2. Are angels corporeal beings? Beings of spirit?

3.Why would God "need" angels to do anything for God? Re: omnipotence and omniscience.

4. If angels have no "souls", but obviously have a measure of free will, what is a "soul" anyway?

5.When an angel "dies", where does it go?

6. Where did angels get the reputation of being "good"? If they do God's bidding, they are really just neutral actors. The one recorded instance of an angel acting on his own will gives us a version of the "creation of Hell" story.

The movies, of course, never really answer any of these questions. Nothing else answers them very clearly, either. All of these questions could be as easily applied to other religious ideas. Omnipotence and omniscience are particularly problematic- really, you could substitute about anything unsavory for "war in heaven" and really have the same outcome. Why is there war,famine, plague, teabaggers (sorry-had to put that in there), etc? If God knows/controls all, why the bad stuff? A lot of people answer with the old, "God's will is inscrutable" stuff, but that holds no water with me. I could almost buy it if it wasn't for this nagging conscience thing we have that makes us see things as "good" or "bad" instead of all just "God's will". Why make us like that? Why make us agonize over things, when we just as easily could have been programmed to respond with indifference? Unless, of course, God isn't benevolent, but is omnipotent and omniscient...

That's the answer I always arrive at. If I believe God exists, and is omniscient and omnipotent, I also have to believe God is malevolent, or best-case, neutral. Otherwise, I've got to conclude there is no God, or that God has limits, and can't make all of the bad stuff go away. Which isn't really what the movies were trying to get at, I suspect, but nevertheless, they make a good case for one of these answers.

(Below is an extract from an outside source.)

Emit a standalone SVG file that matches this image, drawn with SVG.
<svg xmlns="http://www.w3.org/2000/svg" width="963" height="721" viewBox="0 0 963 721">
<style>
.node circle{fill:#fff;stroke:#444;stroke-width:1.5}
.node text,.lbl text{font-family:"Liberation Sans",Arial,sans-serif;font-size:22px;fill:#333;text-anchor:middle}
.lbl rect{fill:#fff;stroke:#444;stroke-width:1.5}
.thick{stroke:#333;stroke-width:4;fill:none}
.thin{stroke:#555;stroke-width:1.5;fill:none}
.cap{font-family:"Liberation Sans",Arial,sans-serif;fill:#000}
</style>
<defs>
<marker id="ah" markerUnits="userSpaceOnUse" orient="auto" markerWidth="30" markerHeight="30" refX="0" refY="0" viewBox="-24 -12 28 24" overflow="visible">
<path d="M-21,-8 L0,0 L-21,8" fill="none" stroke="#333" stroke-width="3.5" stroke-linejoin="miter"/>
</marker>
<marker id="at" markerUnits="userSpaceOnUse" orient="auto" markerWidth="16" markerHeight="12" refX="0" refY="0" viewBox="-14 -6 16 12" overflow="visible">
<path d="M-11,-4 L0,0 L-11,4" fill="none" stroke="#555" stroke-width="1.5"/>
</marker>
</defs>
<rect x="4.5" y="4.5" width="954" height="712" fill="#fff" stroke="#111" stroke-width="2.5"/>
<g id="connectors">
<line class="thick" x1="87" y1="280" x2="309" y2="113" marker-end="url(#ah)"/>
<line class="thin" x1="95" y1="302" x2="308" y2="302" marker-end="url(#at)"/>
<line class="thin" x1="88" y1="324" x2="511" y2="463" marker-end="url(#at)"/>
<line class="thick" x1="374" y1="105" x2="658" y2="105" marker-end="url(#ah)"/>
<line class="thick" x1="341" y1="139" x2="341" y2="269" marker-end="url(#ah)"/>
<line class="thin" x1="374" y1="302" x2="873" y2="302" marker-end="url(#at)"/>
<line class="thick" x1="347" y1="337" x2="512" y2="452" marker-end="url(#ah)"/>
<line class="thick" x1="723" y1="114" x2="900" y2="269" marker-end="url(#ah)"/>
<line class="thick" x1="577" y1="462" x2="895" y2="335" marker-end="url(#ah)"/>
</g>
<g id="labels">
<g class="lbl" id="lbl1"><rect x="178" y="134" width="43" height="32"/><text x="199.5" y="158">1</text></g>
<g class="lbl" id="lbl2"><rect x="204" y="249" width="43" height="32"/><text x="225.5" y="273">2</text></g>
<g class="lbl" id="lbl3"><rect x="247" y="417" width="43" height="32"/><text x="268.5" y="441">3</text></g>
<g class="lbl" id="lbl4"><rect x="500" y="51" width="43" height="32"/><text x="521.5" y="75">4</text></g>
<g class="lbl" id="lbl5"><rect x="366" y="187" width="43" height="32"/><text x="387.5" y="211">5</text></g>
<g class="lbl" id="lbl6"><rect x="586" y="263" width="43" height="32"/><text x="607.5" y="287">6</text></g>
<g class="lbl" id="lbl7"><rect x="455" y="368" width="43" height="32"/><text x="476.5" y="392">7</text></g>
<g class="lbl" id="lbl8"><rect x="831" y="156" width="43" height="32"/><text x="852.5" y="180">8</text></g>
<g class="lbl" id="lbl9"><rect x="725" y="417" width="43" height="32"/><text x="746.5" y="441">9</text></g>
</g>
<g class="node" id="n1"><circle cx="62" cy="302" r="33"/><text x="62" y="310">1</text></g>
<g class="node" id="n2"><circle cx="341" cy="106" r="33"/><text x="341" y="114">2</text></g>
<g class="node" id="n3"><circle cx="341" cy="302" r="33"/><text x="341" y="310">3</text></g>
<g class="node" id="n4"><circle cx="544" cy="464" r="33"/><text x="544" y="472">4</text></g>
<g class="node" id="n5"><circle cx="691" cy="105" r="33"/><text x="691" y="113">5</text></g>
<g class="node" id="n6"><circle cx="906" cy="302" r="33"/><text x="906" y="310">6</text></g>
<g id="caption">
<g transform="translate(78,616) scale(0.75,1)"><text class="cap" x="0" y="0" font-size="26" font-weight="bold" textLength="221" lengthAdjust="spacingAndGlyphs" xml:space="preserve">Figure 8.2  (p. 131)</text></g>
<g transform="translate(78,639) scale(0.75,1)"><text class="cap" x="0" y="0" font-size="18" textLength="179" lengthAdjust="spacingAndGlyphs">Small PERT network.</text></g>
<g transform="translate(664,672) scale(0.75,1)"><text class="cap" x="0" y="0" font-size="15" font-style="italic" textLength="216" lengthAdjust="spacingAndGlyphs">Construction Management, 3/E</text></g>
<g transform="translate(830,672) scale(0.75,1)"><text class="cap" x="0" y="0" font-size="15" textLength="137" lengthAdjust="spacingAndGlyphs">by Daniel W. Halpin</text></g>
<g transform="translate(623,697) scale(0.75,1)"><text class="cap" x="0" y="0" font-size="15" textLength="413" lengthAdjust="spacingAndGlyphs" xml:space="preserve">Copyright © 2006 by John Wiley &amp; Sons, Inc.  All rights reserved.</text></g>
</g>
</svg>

The whole thing is such a house of cards. Of course, it doesn't help that I am skeptical by nature, but sheesh. How could anyone be all right with these internal contradictions? It was hard enough just suspending disbelief long enough to watch the movies. I can't imagine how hard it would be to suspend disbelief long enough to live by this stuff.

2 comments:

Anonymous said...

Welcome back and your very second post (not your very first post, but the very second post) reminds me of Good Omens: the Nice and Accurate Prophecies of Agnes Nutter, Witch by Neil Gaiman and Terry Pratchett.

Read it. You will love it, I think.

Or Small Gods by Pratchett.

Or American Gods by Gaiman

Lots of god books from two atheists, huh? LOL

Lena said...

Let me second the recommendation for Good Omens.

A very devout, argumentantive Catholic I know basically admitted he didn't believe that God was ENTIRELY omnipotent, that basically, the world was already has good as it could possibly be.

As to the war in heaven in the movies and various stories, I always thought that it was intentional. There is a war, and it's all planned out, and god plans to win... using people, angels, whatever, as tools. The suffering doesn't matter, because we're about as real compared to God as characters in the movie are compared to us.

Note: I'm fairly atheistic, but the above is the best sense I can make of the story.